A 3D anthology of French animated shorts that use a unique paper silhouette style, written and directed by Michel Ocelot

About

The trouble with a lot of the cinema aimed at families is that it is dumbed-down and cleaned-up to the point of being bland. Princesses are chaste yet brave and they never end up in the dragons belly - which may keep prim parents happy but it gets old for kids fast.

Fairytales from the Middle Ages wrapped morality up in nasty little fables, and the more sinister they are, the more kids seem to love them. French director Michel Ocelot is obviously smitten too, as Tales Of The Night takes notes from the best fairytales around the world and twists them just slightly to fit modern audiences, adding a sprinkle of dry humour.
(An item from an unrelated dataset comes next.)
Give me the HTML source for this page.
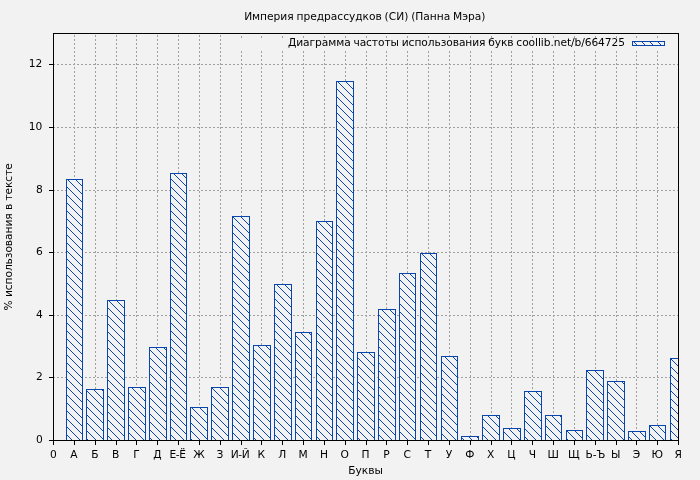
<!DOCTYPE html>
<html lang="ru"><head><meta charset="utf-8"><title>Империя предрассудков (СИ) (Панна Мэра)</title>
<style>html,body{margin:0;padding:0;background:#f2f2f2}body{width:700px;height:480px;overflow:hidden}svg{display:block}text{font-family:"DejaVu Sans","Liberation Sans",sans-serif;font-size:10.67px;fill:#000}</style></head><body>
<svg width="700" height="480" viewBox="0 0 700 480">
<defs><pattern id="h" width="8" height="8" patternUnits="userSpaceOnUse"><g fill="#0846ae" shape-rendering="crispEdges"><rect x="0" y="0" width="1" height="1"/><rect x="1" y="1" width="1" height="1"/><rect x="2" y="2" width="1" height="1"/><rect x="3" y="3" width="1" height="1"/><rect x="4" y="4" width="1" height="1"/><rect x="5" y="5" width="1" height="1"/><rect x="6" y="6" width="1" height="1"/><rect x="7" y="7" width="1" height="1"/></g></pattern>
<clipPath id="c"><rect x="53" y="33" width="626" height="408"/></clipPath></defs>
<rect width="700" height="480" fill="#f2f2f2"/>
<g stroke="#a0a0a0" stroke-width="1" stroke-dasharray="2 2" shape-rendering="crispEdges" fill="none"><line x1="74.5" y1="441" x2="74.5" y2="34"/><line x1="95.5" y1="441" x2="95.5" y2="34"/><line x1="116.5" y1="441" x2="116.5" y2="34"/><line x1="136.5" y1="441" x2="136.5" y2="34"/><line x1="157.5" y1="441" x2="157.5" y2="34"/><line x1="178.5" y1="441" x2="178.5" y2="34"/><line x1="199.5" y1="441" x2="199.5" y2="34"/><line x1="220.5" y1="441" x2="220.5" y2="34"/><line x1="241.5" y1="441" x2="241.5" y2="34"/><line x1="261.5" y1="441" x2="261.5" y2="34"/><line x1="282.5" y1="441" x2="282.5" y2="34"/><line x1="303.5" y1="441" x2="303.5" y2="34"/><line x1="324.5" y1="441" x2="324.5" y2="34"/><line x1="345.5" y1="441" x2="345.5" y2="34"/><line x1="366.5" y1="441" x2="366.5" y2="34"/><line x1="386.5" y1="441" x2="386.5" y2="34"/><line x1="407.5" y1="441" x2="407.5" y2="34"/><line x1="428.5" y1="441" x2="428.5" y2="34"/><line x1="449.5" y1="441" x2="449.5" y2="34"/><line x1="470.5" y1="441" x2="470.5" y2="34"/><line x1="491.5" y1="441" x2="491.5" y2="34"/><line x1="511.5" y1="441" x2="511.5" y2="34"/><line x1="532.5" y1="441" x2="532.5" y2="34"/><line x1="553.5" y1="441" x2="553.5" y2="34"/><line x1="574.5" y1="441" x2="574.5" y2="34"/><line x1="595.5" y1="441" x2="595.5" y2="34"/><line x1="616.5" y1="441" x2="616.5" y2="34"/><line x1="636.5" y1="441" x2="636.5" y2="34"/><line x1="657.5" y1="441" x2="657.5" y2="34"/>
<line x1="53" y1="377.5" x2="678" y2="377.5"/><line x1="53" y1="315.5" x2="678" y2="315.5"/><line x1="53" y1="252.5" x2="678" y2="252.5"/><line x1="53" y1="190.5" x2="678" y2="190.5"/><line x1="53" y1="127.5" x2="678" y2="127.5"/><line x1="53" y1="64.5" x2="678" y2="64.5"/></g>
<rect x="230" y="34" width="442" height="17" fill="#f2f2f2"/>
<g fill="#a0a0a0" shape-rendering="crispEdges"><rect x="241" y="36" width="1" height="2"/><rect x="261" y="36" width="1" height="2"/><rect x="282" y="36" width="1" height="2"/><rect x="303" y="36" width="1" height="2"/><rect x="324" y="36" width="1" height="2"/><rect x="345" y="36" width="1" height="2"/><rect x="366" y="36" width="1" height="2"/><rect x="386" y="36" width="1" height="2"/><rect x="407" y="36" width="1" height="2"/><rect x="428" y="36" width="1" height="2"/><rect x="449" y="36" width="1" height="2"/><rect x="470" y="36" width="1" height="2"/><rect x="491" y="36" width="1" height="2"/><rect x="511" y="36" width="1" height="2"/><rect x="532" y="36" width="1" height="2"/><rect x="553" y="36" width="1" height="2"/><rect x="574" y="36" width="1" height="2"/><rect x="595" y="36" width="1" height="2"/><rect x="616" y="36" width="1" height="2"/><rect x="636" y="36" width="1" height="2"/><rect x="657" y="36" width="1" height="2"/></g>
<g clip-path="url(#c)"><g fill="#f2f2f2" stroke="none"><rect x="66.5" y="179.5" width="16" height="261"/><rect x="86.5" y="389.5" width="17" height="51"/><rect x="107.5" y="300.5" width="17" height="140"/><rect x="128.5" y="387.5" width="17" height="53"/><rect x="149.5" y="347.5" width="17" height="93"/><rect x="170.5" y="173.5" width="16" height="267"/><rect x="190.5" y="407.5" width="17" height="33"/><rect x="211.5" y="387.5" width="17" height="53"/><rect x="232.5" y="216.5" width="17" height="224"/><rect x="253.5" y="345.5" width="17" height="95"/><rect x="274.5" y="284.5" width="17" height="156"/><rect x="295.5" y="332.5" width="16" height="108"/><rect x="316.5" y="221.5" width="16" height="219"/><rect x="336.5" y="81.5" width="17" height="359"/><rect x="357.5" y="352.5" width="17" height="88"/><rect x="378.5" y="309.5" width="17" height="131"/><rect x="399.5" y="273.5" width="16" height="167"/><rect x="420.5" y="253.5" width="16" height="187"/><rect x="441.5" y="356.5" width="16" height="84"/><rect x="461.5" y="436.5" width="17" height="4"/><rect x="482.5" y="415.5" width="17" height="25"/><rect x="503.5" y="428.5" width="17" height="12"/><rect x="524.5" y="391.5" width="17" height="49"/><rect x="545.5" y="415.5" width="16" height="25"/><rect x="566.5" y="430.5" width="16" height="10"/><rect x="586.5" y="370.5" width="17" height="70"/><rect x="607.5" y="381.5" width="17" height="59"/><rect x="628.5" y="431.5" width="17" height="9"/><rect x="649.5" y="425.5" width="16" height="15"/><rect x="670.5" y="358.5" width="16" height="82"/></g><g fill="url(#h)" stroke="#0846ae" stroke-width="1" shape-rendering="crispEdges"><rect x="66.5" y="179.5" width="16" height="261"/><rect x="86.5" y="389.5" width="17" height="51"/><rect x="107.5" y="300.5" width="17" height="140"/><rect x="128.5" y="387.5" width="17" height="53"/><rect x="149.5" y="347.5" width="17" height="93"/><rect x="170.5" y="173.5" width="16" height="267"/><rect x="190.5" y="407.5" width="17" height="33"/><rect x="211.5" y="387.5" width="17" height="53"/><rect x="232.5" y="216.5" width="17" height="224"/><rect x="253.5" y="345.5" width="17" height="95"/><rect x="274.5" y="284.5" width="17" height="156"/><rect x="295.5" y="332.5" width="16" height="108"/><rect x="316.5" y="221.5" width="16" height="219"/><rect x="336.5" y="81.5" width="17" height="359"/><rect x="357.5" y="352.5" width="17" height="88"/><rect x="378.5" y="309.5" width="17" height="131"/><rect x="399.5" y="273.5" width="16" height="167"/><rect x="420.5" y="253.5" width="16" height="187"/><rect x="441.5" y="356.5" width="16" height="84"/><rect x="461.5" y="436.5" width="17" height="4"/><rect x="482.5" y="415.5" width="17" height="25"/><rect x="503.5" y="428.5" width="17" height="12"/><rect x="524.5" y="391.5" width="17" height="49"/><rect x="545.5" y="415.5" width="16" height="25"/><rect x="566.5" y="430.5" width="16" height="10"/><rect x="586.5" y="370.5" width="17" height="70"/><rect x="607.5" y="381.5" width="17" height="59"/><rect x="628.5" y="431.5" width="17" height="9"/><rect x="649.5" y="425.5" width="16" height="15"/><rect x="670.5" y="358.5" width="16" height="82"/></g></g>
<rect x="632.5" y="41.5" width="32" height="4" fill="url(#h)" stroke="#0846ae" stroke-width="1" shape-rendering="crispEdges"/>
<g stroke="#000" stroke-width="1" shape-rendering="crispEdges" fill="none"><line x1="53.5" y1="440" x2="53.5" y2="445"/><line x1="74.5" y1="440" x2="74.5" y2="445"/><line x1="95.5" y1="440" x2="95.5" y2="445"/><line x1="116.5" y1="440" x2="116.5" y2="445"/><line x1="136.5" y1="440" x2="136.5" y2="445"/><line x1="157.5" y1="440" x2="157.5" y2="445"/><line x1="178.5" y1="440" x2="178.5" y2="445"/><line x1="199.5" y1="440" x2="199.5" y2="445"/><line x1="220.5" y1="440" x2="220.5" y2="445"/><line x1="241.5" y1="440" x2="241.5" y2="445"/><line x1="261.5" y1="440" x2="261.5" y2="445"/><line x1="282.5" y1="440" x2="282.5" y2="445"/><line x1="303.5" y1="440" x2="303.5" y2="445"/><line x1="324.5" y1="440" x2="324.5" y2="445"/><line x1="345.5" y1="440" x2="345.5" y2="445"/><line x1="366.5" y1="440" x2="366.5" y2="445"/><line x1="386.5" y1="440" x2="386.5" y2="445"/><line x1="407.5" y1="440" x2="407.5" y2="445"/><line x1="428.5" y1="440" x2="428.5" y2="445"/><line x1="449.5" y1="440" x2="449.5" y2="445"/><line x1="470.5" y1="440" x2="470.5" y2="445"/><line x1="491.5" y1="440" x2="491.5" y2="445"/><line x1="511.5" y1="440" x2="511.5" y2="445"/><line x1="532.5" y1="440" x2="532.5" y2="445"/><line x1="553.5" y1="440" x2="553.5" y2="445"/><line x1="574.5" y1="440" x2="574.5" y2="445"/><line x1="595.5" y1="440" x2="595.5" y2="445"/><line x1="616.5" y1="440" x2="616.5" y2="445"/><line x1="636.5" y1="440" x2="636.5" y2="445"/><line x1="657.5" y1="440" x2="657.5" y2="445"/><line x1="678.5" y1="440" x2="678.5" y2="445"/><line x1="49" y1="440.5" x2="53" y2="440.5"/><line x1="49" y1="377.5" x2="53" y2="377.5"/><line x1="49" y1="315.5" x2="53" y2="315.5"/><line x1="49" y1="252.5" x2="53" y2="252.5"/><line x1="49" y1="190.5" x2="53" y2="190.5"/><line x1="49" y1="127.5" x2="53" y2="127.5"/><line x1="49" y1="64.5" x2="53" y2="64.5"/>
<rect x="53.5" y="33.5" width="625" height="407"/></g>
<text x="364.8" y="20" text-anchor="middle" textLength="241.3" word-spacing="-0.5">Империя предрассудков (СИ) (Панна Мэра)</text>
<text x="625" y="45.7" text-anchor="end" textLength="337" word-spacing="-0.5">Диаграмма частоты использования букв coollib.net/b/664725</text>
<text x="365.5" y="474" text-anchor="middle">Буквы</text>
<text transform="translate(11.6,236.8) rotate(-90)" text-anchor="middle" textLength="147.3">% использования в тексте</text>
<g text-anchor="middle"><text x="53.5" y="458">0</text><text x="73.9" y="458">А</text><text x="94.8" y="458">Б</text><text x="115.6" y="458">В</text><text x="136.4" y="458">Г</text><text x="157.3" y="458">Д</text><text x="177.5" y="458" letter-spacing="-0.4">Е-Ё</text><text x="198.9" y="458">Ж</text><text x="219.8" y="458">З</text><text x="240.0" y="458" letter-spacing="-0.4">И-Й</text><text x="261.4" y="458">К</text><text x="282.3" y="458">Л</text><text x="303.1" y="458">М</text><text x="323.9" y="458">Н</text><text x="344.8" y="458">О</text><text x="365.6" y="458">П</text><text x="386.4" y="458">Р</text><text x="407.3" y="458">С</text><text x="428.1" y="458">Т</text><text x="448.9" y="458">У</text><text x="469.8" y="458">Ф</text><text x="490.6" y="458">Х</text><text x="511.4" y="458">Ц</text><text x="532.3" y="458">Ч</text><text x="553.1" y="458">Ш</text><text x="573.9" y="458">Щ</text><text x="595.4" y="458">Ь-Ъ</text><text x="615.6" y="458">Ы</text><text x="636.4" y="458">Э</text><text x="657.3" y="458">Ю</text><text x="678.1" y="458">Я</text></g>
<g text-anchor="end"><text x="42.8" y="443">0</text><text x="42.8" y="380">2</text><text x="42.8" y="318">4</text><text x="42.8" y="255">6</text><text x="42.8" y="193">8</text><text x="42.3" y="130">10</text><text x="42.3" y="67">12</text></g>
</svg></body></html>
Ocelot has won acclaim for his animated features in the past but he really excels here. The stories comprise five lifted from Ocelots TV show Dragons et Princesses and one exclusive short, and all are animated using silhouetted flat shapes against lushly rendered backgrounds.

The addition of stereoscopic 3D was a stroke of genius as, rather than drawing anything out of the screen (with the exception of the final short which was clearly made with that extra D in mind), it gives the animation a gorgeous, layered decoupage look.

The stories are great too and full of complex morality; evil princesses are given just a glimmer of redemption, monsters are tamed and brave young men only sort-of save the day. Most memorable is the story of a Tibetan man with a talking horse which takes a sombre turn, featuring chilling chamber-choir music.

It is possible though that some children will find the subtitles hard to follow (especially as the language used isnt always simple) and it may take a while to get used to them sitting on a separate visual plain to everything else.

Cast & Connections

  • Director: Michel Ocelot

In a nutshell

Shot through with romance and glimpses of the kind of silly humour that made A Town Called Panic (2009) so popular, children and adults should be kept quite happy by this solid, intelligent family film.